__Exercise instructions__:
Find every line with the word "this" and give their count, nothing else.

— START Stored records —

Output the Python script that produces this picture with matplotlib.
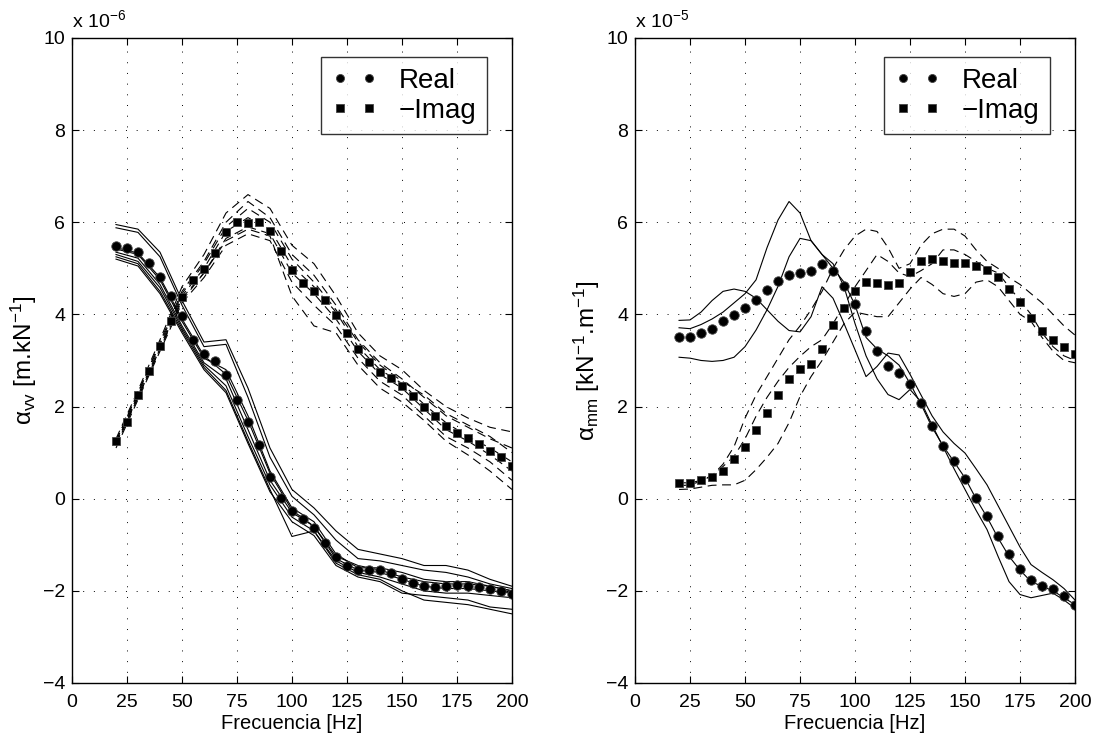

— END Stored records —
— START Stored records —

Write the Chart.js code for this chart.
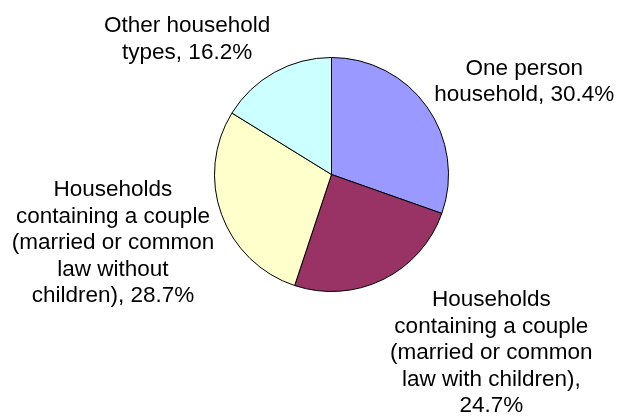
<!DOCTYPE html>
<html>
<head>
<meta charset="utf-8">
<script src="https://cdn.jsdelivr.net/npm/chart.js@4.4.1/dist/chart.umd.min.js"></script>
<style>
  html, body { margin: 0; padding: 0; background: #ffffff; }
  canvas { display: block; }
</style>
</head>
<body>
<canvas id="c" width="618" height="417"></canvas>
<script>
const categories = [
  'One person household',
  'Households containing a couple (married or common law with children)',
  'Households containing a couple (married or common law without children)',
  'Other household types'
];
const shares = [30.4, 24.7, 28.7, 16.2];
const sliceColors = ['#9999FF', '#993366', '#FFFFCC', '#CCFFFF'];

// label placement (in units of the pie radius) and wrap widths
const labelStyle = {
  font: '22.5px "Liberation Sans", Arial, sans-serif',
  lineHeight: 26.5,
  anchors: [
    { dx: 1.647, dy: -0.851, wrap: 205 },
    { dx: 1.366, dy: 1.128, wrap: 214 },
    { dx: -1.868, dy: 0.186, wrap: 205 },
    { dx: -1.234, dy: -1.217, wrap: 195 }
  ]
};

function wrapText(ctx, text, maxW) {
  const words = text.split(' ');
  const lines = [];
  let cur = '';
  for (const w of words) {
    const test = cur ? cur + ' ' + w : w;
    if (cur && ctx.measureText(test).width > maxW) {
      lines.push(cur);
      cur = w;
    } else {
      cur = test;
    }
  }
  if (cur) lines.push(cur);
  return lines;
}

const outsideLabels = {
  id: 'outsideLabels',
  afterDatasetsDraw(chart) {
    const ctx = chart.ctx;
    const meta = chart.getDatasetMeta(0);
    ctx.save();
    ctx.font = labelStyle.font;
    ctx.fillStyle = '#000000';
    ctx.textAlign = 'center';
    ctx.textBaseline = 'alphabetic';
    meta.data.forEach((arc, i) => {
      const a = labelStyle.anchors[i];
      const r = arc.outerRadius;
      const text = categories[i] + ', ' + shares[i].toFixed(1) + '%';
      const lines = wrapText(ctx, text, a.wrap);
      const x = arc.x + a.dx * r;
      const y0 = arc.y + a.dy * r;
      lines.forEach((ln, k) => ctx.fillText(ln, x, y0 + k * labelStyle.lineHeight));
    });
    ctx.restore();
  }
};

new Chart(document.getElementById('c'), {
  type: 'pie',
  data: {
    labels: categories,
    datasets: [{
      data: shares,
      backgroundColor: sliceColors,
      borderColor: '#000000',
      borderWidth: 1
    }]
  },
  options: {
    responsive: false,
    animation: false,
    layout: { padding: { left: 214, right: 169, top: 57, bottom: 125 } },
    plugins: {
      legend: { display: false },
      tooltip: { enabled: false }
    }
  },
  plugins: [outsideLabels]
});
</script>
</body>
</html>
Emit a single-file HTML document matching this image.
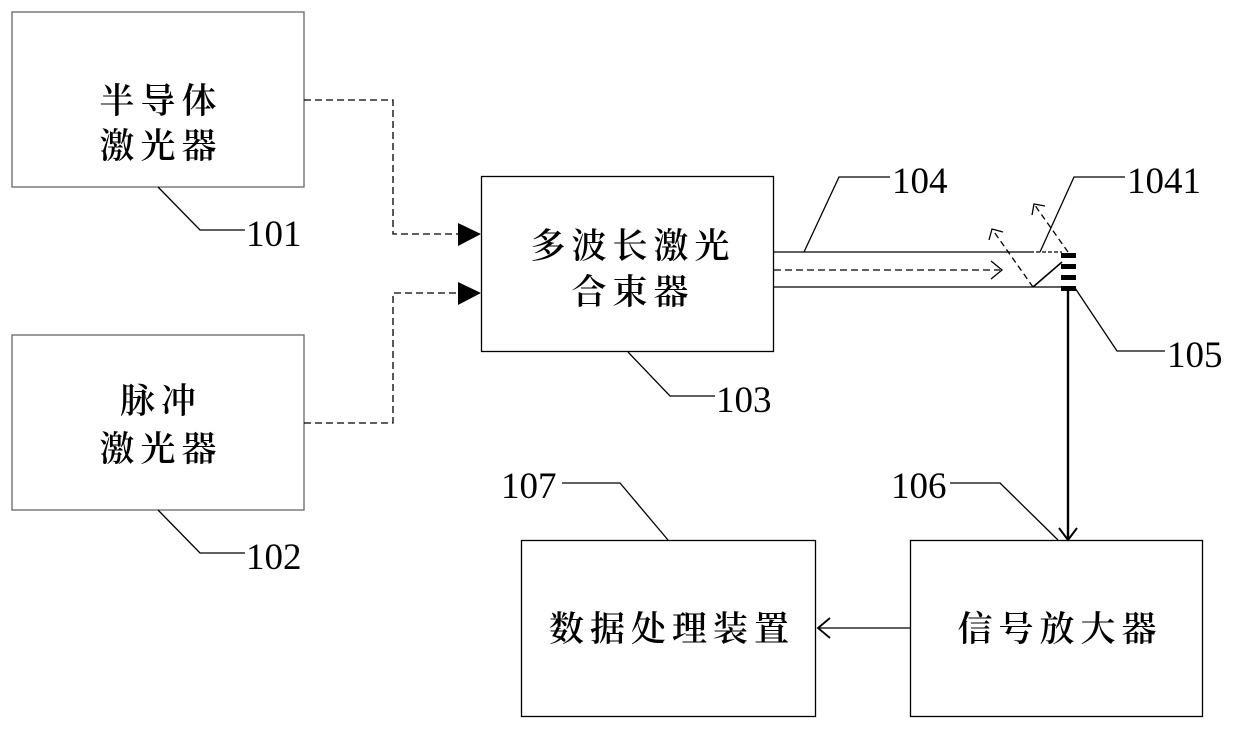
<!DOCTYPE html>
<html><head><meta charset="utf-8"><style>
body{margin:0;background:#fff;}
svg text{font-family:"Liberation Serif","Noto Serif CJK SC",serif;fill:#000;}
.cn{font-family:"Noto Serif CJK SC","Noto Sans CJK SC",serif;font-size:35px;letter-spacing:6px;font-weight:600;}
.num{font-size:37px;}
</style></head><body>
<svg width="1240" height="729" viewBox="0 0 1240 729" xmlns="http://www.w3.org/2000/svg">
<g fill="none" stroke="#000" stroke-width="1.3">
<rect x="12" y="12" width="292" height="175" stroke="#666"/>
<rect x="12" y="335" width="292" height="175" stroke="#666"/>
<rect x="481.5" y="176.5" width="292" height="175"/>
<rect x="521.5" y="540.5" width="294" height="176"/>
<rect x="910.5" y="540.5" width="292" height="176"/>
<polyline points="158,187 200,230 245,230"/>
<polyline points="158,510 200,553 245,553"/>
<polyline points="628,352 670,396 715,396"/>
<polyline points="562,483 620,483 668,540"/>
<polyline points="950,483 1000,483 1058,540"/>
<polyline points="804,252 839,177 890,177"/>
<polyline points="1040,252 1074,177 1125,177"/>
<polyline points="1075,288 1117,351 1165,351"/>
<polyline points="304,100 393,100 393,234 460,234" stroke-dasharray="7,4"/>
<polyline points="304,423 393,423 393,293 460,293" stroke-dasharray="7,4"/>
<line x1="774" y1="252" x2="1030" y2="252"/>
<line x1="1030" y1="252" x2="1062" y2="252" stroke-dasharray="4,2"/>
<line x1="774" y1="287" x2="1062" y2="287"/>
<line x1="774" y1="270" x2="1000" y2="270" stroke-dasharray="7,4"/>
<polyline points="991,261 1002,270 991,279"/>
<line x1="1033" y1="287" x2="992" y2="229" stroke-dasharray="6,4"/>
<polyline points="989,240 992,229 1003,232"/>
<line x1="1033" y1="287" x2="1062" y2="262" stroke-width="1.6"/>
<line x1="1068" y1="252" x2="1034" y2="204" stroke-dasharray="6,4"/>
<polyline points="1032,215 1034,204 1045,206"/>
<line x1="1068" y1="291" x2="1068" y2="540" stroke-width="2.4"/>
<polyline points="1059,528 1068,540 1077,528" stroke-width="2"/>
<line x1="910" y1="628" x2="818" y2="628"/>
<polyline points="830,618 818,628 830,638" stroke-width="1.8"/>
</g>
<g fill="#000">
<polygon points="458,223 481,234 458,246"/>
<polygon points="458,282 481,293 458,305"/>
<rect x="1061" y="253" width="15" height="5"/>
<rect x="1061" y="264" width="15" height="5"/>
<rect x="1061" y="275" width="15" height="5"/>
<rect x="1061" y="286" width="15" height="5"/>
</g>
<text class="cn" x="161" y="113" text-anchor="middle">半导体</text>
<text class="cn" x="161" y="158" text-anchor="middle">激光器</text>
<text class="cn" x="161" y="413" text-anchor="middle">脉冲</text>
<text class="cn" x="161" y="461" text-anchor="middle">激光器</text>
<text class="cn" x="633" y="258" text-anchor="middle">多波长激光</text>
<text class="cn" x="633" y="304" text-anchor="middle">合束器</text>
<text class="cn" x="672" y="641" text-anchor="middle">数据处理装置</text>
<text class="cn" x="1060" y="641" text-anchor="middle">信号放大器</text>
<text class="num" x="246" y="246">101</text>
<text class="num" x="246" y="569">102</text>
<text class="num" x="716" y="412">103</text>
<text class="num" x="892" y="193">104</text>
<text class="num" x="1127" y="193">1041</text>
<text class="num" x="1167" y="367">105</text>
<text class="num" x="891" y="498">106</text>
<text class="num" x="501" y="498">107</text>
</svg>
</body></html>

— END Stored records —
— START Stored records —

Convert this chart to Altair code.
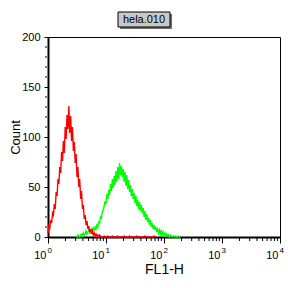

— END Stored records —

__Task result__:
4